» **What you are asked to do**
Will you return, word for word, only the lines from the top of the data below down to and including the one with "from matplotlib.transforms import"?

(Items from a data source)
^^^^^^^^^^^^^^^^

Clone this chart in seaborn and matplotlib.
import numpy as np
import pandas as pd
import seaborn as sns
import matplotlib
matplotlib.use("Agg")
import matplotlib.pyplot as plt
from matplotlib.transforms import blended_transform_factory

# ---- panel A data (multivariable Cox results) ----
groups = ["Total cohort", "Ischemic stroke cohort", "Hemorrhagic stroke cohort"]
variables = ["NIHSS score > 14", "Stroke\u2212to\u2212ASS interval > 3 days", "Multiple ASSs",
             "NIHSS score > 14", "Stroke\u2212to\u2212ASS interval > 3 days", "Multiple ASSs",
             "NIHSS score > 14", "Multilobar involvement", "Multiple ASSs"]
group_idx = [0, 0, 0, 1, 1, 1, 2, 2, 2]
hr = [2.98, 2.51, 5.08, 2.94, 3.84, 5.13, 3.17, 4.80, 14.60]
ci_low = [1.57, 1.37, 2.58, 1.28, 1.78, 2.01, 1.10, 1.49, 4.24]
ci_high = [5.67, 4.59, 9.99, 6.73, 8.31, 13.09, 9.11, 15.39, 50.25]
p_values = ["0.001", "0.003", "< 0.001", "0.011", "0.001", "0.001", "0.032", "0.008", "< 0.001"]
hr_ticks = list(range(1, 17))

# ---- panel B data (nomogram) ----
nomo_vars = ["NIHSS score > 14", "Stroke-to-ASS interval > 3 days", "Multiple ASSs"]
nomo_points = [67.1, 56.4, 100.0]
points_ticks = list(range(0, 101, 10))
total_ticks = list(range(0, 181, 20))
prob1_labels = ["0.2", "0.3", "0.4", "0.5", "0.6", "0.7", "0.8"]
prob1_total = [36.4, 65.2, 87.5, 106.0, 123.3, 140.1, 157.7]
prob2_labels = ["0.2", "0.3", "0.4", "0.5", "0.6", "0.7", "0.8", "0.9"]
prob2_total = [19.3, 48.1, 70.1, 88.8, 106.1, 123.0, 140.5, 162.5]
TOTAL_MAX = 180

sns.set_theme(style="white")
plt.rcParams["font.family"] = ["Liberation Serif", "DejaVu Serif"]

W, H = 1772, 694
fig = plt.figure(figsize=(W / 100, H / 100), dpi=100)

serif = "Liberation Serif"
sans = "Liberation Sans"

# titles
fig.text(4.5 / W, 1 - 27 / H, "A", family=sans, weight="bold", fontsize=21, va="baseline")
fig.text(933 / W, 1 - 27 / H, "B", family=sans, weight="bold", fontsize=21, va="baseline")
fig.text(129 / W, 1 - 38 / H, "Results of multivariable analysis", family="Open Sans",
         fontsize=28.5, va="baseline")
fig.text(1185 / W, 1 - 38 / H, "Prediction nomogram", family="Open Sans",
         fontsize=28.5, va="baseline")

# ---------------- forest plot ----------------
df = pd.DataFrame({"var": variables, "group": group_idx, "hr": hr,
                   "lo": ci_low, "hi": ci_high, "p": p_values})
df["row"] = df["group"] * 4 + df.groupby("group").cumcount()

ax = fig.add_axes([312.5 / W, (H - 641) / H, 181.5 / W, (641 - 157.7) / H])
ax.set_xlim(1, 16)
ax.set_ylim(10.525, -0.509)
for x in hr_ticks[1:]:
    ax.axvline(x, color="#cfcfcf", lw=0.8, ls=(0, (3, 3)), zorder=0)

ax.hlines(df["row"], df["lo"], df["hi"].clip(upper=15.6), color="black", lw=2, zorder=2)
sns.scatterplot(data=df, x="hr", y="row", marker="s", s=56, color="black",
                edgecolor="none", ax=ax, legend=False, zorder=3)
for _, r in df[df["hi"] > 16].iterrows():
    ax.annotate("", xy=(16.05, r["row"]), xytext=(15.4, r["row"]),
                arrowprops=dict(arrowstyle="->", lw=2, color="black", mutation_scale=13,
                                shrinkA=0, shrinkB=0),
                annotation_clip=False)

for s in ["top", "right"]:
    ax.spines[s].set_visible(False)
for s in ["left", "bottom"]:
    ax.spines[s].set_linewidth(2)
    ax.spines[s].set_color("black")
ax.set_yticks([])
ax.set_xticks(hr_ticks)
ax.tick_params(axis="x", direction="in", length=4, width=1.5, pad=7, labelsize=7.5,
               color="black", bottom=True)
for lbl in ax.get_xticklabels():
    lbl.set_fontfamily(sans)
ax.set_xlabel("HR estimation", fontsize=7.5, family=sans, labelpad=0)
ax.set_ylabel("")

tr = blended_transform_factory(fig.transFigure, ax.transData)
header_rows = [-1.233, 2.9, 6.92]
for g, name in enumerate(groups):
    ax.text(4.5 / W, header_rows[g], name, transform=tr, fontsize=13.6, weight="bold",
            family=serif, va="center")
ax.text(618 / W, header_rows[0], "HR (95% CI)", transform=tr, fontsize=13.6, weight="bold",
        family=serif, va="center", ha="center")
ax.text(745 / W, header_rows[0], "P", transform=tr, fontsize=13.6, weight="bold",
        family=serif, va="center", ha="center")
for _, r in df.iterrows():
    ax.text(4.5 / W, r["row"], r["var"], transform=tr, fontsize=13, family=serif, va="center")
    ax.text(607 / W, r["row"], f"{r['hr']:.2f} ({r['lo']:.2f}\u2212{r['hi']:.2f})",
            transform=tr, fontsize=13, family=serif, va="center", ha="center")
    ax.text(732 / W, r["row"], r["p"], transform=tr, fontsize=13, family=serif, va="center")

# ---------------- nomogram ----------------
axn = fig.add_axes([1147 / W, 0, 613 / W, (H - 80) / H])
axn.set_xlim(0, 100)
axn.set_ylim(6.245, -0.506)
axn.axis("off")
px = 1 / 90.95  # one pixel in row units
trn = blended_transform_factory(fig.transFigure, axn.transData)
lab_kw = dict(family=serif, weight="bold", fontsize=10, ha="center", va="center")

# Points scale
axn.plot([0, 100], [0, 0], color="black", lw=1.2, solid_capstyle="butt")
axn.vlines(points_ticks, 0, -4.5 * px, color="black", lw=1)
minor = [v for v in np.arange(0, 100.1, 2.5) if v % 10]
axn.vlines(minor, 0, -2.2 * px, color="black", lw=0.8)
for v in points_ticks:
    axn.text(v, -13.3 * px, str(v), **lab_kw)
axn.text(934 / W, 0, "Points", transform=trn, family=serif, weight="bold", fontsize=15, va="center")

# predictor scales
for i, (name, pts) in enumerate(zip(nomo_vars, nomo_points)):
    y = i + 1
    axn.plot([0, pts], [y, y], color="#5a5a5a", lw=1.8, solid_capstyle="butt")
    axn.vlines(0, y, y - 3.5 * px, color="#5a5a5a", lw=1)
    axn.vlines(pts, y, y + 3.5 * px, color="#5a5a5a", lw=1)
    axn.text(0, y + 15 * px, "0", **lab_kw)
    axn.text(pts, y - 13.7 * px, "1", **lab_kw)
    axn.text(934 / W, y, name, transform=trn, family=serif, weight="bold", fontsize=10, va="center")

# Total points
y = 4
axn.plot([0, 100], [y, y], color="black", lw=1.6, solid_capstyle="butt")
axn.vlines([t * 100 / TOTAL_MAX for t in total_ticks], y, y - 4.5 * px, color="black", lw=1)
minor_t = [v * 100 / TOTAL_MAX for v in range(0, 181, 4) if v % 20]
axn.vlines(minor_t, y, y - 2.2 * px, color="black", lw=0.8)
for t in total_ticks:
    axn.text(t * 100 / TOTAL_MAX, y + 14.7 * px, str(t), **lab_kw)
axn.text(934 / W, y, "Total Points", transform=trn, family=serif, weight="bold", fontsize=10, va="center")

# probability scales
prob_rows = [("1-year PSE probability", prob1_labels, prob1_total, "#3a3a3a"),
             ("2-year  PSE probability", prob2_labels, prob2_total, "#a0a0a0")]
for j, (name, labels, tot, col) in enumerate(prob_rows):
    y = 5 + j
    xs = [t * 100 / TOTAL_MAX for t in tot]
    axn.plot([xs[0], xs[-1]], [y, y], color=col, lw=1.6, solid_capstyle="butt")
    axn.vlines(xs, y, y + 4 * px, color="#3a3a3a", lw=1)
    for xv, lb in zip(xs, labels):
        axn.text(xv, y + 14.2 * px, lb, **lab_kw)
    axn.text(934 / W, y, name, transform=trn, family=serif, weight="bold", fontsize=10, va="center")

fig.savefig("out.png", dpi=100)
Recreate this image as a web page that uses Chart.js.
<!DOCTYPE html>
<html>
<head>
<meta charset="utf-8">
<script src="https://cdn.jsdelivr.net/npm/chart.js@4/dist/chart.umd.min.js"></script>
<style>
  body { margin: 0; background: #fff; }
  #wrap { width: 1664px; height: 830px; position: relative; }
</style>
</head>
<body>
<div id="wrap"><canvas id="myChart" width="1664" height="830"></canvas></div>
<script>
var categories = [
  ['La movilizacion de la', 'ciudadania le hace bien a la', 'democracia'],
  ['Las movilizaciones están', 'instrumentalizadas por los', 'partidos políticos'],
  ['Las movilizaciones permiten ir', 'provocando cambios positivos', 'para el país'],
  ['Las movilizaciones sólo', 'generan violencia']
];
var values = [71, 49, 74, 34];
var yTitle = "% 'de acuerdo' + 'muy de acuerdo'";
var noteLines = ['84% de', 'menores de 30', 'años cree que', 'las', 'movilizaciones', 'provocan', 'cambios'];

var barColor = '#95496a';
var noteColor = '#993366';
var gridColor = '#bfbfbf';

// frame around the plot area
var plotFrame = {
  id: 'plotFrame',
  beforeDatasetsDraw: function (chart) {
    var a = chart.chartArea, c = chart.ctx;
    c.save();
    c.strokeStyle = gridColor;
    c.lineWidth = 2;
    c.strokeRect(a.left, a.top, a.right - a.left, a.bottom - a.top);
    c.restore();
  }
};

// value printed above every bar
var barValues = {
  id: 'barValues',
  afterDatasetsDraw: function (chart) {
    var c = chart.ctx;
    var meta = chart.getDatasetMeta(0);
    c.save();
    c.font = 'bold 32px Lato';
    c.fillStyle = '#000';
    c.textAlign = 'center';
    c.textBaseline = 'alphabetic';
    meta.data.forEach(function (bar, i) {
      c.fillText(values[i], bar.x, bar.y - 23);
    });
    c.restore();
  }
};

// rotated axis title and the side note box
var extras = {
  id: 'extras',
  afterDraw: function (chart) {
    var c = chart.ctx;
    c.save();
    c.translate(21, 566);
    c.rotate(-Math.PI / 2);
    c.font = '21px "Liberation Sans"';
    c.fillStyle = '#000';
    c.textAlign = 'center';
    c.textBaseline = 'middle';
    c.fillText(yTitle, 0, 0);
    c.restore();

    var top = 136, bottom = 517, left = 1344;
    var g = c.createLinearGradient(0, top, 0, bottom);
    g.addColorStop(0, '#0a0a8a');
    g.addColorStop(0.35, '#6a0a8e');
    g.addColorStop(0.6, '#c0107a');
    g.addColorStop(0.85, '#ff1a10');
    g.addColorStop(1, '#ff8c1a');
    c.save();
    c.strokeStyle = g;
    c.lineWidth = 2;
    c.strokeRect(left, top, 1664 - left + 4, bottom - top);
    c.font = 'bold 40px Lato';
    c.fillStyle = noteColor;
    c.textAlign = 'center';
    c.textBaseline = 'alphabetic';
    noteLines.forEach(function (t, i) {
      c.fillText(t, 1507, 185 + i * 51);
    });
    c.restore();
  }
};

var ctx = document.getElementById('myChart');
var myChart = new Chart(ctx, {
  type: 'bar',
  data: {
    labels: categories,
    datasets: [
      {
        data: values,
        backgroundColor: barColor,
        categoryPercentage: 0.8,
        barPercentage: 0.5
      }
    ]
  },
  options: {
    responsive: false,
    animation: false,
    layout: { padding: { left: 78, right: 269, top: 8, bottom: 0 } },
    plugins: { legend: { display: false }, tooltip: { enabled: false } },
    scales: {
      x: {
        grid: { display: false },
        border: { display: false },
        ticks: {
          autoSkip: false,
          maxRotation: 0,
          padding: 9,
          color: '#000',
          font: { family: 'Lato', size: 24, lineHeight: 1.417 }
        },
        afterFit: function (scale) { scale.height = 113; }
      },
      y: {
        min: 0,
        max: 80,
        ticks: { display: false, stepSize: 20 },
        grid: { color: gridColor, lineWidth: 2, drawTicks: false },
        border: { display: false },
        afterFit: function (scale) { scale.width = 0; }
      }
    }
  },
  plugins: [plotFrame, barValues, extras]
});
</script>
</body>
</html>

^^^^^^^^^^^^^^^^

» **Correct answer**
Clone this chart in seaborn and matplotlib.
import numpy as np
import pandas as pd
import seaborn as sns
import matplotlib
matplotlib.use("Agg")
import matplotlib.pyplot as plt
from matplotlib.transforms import blended_transform_factory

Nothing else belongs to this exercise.